Ox can also evaluate expressions whose values we can determine statically. This is called "constant propagation" in compilers terminology and it is implemented by the simplify method. Consider the trivial expression,

>>> ast = unwrap(py(40) + py(2))
>>> ast
BinOp(Op.ADD, Atom(40), Atom(2))

Now, let us simplify it to hold only the computed 42 number:

>>> ast.simplify()
Atom(42)

Constant propagation is a subtle topic and is heavily dependent on typing information about each expression. For instance, we cannot simplify x + 40 + 2 to x + 42 unless we know that x is an integer or some other compatible numeric type. Python is very dynamic and any class can override operators do do any funny stuff they like, including violating basic laws of arithmetic.

Wrapping up

We now know how to complete the puzzle for building a full compiler (or maybe should we say "transpiler") from Calculator to Python.

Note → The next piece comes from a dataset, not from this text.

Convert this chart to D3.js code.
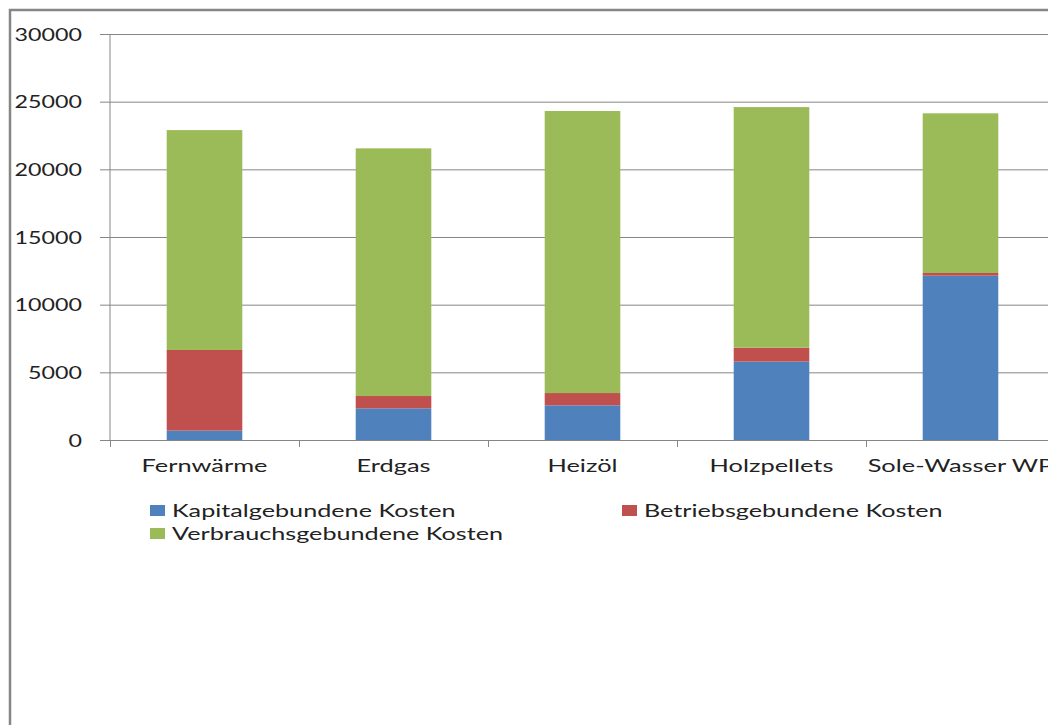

def compile_expr(src, function_name='calc'):
    ast = parser(src)
    expr = unwrap(compile_expression(ast))
    expr = expr.simplify()
    args = sorted(expr.free_vars())
    args = [py[x] for x in args]
    fn = py('def', function_name, args, [
        py('return', expr),
    ])
    return unwrap(fn).source()

Now we can simply call "compile_calculator" to convert it from Calculator to Python:

>>> print(compile_expr('40 + 2 + x'))
def calc(x):
    return 42.0 + x
<BLANKLINE>

We can make it available into our own Python code running it with eval():

>> ns = {} >>> exec(compile_expr('40 + 2 + x'), ns) >>> expr = ns['calc'] >>> expr(x=1) 43.0

What about the name?

Ox was initially based on PLY, which is is a Pythonic implementation/interpretation of Yacc. The most widespread Yacc implementation is of course GNU Bison. We decided to keep the bovine theme alive and used Ox. The correct pronunciation (if we can impose such a thing) is in Portuguese: [ɔ-ʃis] (Portuguese speakers will say ó-xis).